The day before flying back to Spain, the women picked up the packages of cocaine close to their four star San Augustin Colonial hotel, in Miraflores district, Lima.
It had been reported that the Dungannon dancer was the one that picked up the drugs, after CCTV showed her walking close to the hotel, on her own and with a large bag.
“That was my handbag,” she tells me. “Melissa did it and I stayed in the hotel.
“I don’t know where she picked them up from, but she had to do two runs because there was so much.
“The next day we went to the airport and we were told that we would be watched and followed from the hotel.
“When we got to the airport there was this taxi man outside who watched us from the moment we walked up to the doors, right inside. He stared at us through the glass until he couldn’t see us any more.”

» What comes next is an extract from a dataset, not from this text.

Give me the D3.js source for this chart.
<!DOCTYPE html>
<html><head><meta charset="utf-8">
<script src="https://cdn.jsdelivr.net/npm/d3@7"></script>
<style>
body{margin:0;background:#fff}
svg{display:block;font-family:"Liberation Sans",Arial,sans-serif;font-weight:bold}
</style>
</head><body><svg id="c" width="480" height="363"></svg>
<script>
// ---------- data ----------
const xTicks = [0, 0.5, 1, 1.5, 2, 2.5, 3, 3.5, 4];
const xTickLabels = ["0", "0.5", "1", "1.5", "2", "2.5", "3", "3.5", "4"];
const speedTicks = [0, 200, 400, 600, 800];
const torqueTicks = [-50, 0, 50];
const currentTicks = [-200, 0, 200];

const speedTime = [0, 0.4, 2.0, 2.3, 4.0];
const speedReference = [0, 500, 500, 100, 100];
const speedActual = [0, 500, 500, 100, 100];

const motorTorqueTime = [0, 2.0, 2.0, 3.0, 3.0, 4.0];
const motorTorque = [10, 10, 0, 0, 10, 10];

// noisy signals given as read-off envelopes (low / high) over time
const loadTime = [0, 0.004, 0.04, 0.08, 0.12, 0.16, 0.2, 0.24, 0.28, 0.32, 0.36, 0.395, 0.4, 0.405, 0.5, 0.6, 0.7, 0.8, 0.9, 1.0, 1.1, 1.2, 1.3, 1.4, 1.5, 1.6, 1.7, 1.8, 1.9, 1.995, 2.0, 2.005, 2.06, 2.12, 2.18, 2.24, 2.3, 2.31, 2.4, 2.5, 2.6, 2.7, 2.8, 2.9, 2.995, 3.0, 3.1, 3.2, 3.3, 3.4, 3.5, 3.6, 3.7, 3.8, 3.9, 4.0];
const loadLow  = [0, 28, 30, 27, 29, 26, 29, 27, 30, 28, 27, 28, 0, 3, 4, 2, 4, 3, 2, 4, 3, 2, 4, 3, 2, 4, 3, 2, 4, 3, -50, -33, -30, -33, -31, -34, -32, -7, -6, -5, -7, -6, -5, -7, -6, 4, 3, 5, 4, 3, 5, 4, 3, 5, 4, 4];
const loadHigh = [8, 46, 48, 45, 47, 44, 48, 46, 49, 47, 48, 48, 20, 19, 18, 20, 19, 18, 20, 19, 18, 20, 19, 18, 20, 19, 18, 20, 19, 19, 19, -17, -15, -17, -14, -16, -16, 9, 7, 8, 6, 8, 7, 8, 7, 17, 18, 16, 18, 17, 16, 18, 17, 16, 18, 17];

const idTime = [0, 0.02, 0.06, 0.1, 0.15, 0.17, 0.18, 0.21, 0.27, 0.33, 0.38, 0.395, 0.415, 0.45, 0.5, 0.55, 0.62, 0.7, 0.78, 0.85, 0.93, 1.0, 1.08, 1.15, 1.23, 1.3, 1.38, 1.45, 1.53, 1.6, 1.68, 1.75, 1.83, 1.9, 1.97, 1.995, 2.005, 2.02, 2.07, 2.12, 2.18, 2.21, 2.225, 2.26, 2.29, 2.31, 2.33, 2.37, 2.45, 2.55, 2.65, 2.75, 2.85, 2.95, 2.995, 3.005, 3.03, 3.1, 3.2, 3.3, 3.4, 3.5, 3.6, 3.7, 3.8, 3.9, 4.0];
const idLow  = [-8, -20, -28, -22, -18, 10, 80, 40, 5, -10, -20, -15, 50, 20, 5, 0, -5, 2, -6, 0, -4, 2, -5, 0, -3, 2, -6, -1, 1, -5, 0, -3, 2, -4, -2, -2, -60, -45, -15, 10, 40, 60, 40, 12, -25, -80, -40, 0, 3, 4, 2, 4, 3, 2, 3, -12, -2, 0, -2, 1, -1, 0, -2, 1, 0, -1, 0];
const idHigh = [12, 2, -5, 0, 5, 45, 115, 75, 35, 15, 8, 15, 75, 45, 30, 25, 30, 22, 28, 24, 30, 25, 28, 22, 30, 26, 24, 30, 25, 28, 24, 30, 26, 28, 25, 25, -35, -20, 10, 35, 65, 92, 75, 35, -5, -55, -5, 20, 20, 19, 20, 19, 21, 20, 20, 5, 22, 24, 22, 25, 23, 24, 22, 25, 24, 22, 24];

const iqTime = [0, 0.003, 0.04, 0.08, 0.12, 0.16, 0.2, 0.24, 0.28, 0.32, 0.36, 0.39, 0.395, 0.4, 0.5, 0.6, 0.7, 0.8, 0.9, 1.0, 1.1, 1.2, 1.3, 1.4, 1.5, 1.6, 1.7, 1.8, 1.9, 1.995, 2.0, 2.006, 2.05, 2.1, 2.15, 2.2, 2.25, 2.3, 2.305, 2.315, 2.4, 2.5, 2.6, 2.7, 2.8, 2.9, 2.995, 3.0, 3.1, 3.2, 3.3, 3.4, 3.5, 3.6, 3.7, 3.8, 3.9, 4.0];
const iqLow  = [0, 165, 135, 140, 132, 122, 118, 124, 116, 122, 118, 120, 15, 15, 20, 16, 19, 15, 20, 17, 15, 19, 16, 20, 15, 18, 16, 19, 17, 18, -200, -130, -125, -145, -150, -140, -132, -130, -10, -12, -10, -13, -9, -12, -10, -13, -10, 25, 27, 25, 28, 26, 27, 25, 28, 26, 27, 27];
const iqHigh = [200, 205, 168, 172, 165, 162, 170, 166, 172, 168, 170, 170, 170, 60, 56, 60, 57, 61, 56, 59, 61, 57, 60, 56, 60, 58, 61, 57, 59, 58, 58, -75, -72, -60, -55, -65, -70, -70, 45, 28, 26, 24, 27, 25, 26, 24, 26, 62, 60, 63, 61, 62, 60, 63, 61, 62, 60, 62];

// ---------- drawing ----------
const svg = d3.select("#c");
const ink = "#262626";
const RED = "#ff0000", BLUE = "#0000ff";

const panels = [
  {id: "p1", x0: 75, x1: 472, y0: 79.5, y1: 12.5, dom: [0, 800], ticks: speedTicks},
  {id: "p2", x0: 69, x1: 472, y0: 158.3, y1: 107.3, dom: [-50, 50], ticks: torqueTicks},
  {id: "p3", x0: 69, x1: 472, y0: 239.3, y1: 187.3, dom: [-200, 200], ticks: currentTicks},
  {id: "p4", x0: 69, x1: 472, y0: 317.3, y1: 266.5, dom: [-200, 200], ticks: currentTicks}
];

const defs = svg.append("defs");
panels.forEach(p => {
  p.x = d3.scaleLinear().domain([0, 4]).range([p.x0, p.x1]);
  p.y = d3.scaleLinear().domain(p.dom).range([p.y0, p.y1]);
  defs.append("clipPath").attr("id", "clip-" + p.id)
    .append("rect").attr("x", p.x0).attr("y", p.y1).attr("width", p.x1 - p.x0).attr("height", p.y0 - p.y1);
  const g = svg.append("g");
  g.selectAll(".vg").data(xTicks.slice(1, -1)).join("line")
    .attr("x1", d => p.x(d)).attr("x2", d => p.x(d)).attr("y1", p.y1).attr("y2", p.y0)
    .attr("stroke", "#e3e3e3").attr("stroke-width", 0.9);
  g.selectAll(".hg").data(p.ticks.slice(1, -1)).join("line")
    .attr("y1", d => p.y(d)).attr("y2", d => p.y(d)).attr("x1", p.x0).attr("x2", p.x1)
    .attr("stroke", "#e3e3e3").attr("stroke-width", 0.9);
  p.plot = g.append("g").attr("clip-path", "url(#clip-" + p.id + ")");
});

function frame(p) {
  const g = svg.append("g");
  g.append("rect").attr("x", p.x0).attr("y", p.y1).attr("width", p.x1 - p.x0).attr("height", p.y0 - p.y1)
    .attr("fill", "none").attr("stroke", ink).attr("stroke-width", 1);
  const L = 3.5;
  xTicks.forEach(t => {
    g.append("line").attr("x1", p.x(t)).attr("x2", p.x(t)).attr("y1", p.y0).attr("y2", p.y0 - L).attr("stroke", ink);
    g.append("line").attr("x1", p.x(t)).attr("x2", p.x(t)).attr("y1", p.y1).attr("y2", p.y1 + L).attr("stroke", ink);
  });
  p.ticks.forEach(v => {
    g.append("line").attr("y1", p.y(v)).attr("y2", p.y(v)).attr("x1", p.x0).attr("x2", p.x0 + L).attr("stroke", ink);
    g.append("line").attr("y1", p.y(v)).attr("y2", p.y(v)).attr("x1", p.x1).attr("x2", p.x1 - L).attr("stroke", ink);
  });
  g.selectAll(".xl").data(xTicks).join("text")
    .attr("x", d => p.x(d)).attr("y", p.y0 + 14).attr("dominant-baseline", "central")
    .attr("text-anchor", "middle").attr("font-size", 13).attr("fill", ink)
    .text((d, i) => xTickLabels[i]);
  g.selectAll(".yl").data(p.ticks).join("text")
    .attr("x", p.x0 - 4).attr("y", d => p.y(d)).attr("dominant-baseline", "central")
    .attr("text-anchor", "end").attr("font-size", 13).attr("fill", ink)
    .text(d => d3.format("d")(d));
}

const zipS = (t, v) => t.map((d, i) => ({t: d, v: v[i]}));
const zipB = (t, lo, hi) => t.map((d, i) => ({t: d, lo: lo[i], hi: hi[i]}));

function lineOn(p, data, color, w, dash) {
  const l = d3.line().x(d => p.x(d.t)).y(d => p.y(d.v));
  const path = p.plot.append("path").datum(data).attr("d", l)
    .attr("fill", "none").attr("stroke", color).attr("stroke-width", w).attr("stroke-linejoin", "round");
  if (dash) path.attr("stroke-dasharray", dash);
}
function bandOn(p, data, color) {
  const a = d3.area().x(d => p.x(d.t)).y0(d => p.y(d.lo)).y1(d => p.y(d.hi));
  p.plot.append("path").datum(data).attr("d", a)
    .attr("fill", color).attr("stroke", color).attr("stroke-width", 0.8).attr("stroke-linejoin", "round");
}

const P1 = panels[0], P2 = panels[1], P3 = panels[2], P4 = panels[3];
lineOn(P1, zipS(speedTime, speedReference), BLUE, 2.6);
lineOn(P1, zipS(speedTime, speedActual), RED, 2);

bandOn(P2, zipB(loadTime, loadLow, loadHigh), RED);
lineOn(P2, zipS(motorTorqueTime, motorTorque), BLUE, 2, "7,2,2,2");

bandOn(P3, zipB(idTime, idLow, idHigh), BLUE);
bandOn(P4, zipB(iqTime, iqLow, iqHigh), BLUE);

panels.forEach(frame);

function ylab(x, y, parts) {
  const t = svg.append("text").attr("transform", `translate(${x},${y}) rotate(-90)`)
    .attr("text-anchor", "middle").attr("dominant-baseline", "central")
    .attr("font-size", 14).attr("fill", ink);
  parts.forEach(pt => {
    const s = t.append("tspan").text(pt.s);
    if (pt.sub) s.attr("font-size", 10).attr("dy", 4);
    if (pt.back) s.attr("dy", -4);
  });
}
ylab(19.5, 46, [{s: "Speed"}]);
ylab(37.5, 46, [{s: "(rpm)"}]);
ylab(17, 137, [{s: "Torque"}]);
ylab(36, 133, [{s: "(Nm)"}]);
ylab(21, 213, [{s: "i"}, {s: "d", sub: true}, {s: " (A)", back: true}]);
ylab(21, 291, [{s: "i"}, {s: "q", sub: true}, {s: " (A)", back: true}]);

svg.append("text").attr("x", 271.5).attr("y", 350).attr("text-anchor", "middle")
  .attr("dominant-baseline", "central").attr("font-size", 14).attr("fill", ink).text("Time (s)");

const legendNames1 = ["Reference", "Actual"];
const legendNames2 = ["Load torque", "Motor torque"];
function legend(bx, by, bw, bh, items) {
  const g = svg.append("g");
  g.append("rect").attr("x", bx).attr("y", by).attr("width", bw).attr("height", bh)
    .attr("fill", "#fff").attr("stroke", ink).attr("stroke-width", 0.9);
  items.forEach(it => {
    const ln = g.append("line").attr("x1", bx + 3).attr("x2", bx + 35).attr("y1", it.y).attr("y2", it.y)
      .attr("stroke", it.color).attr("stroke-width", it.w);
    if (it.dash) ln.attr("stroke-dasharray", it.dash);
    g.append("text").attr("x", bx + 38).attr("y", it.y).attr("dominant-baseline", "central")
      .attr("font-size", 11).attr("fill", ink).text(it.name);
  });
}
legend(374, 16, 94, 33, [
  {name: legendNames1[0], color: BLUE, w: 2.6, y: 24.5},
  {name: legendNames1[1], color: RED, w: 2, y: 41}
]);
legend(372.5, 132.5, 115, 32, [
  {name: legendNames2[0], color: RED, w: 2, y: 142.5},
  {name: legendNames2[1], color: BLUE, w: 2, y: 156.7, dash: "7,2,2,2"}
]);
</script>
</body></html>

Michaella says she and Melissa had not even reached the Air Europa desk in Jorge Chavez airport in Lima when they were pulled to one side by staff.
“As soon as we walked into that airport the security guard pointed us out and we were taken into a small area and asked if we had drugs in our suitcases. We knew then it was a set up,” she said.

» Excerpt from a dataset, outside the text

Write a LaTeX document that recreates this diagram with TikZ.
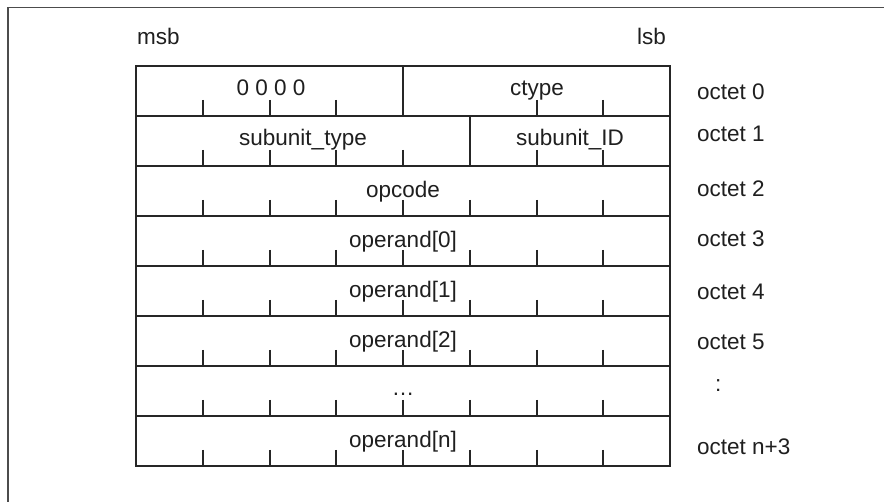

“We had only walked in and the security guard knew who we were, what we looked like and what we had. The dogs hadn’t even sniffed our suitcases.”
Police found more than 11kg of cocaine, worth £1.5million, hidden in food, including packets of porridge and packets of jelly, in their luggage.
“They opened up Melissa’s bag and then the packages. They didn’t even open mine in front of me.
“Then we told them that we had been forced but they didn’t listen. Our phones were even ringing while we were being questioned. It was them (the gang). I told the guards to let me answer it so I could find out where they were, or so they could track the call, but they refused. It’s easy to track a call.”
“Looking back now, I know we were used,” she tells me as she stubs out a cigarette on the prison floor.
“I don’t know if there was a bigger load coming in or something else, I just know we were used.”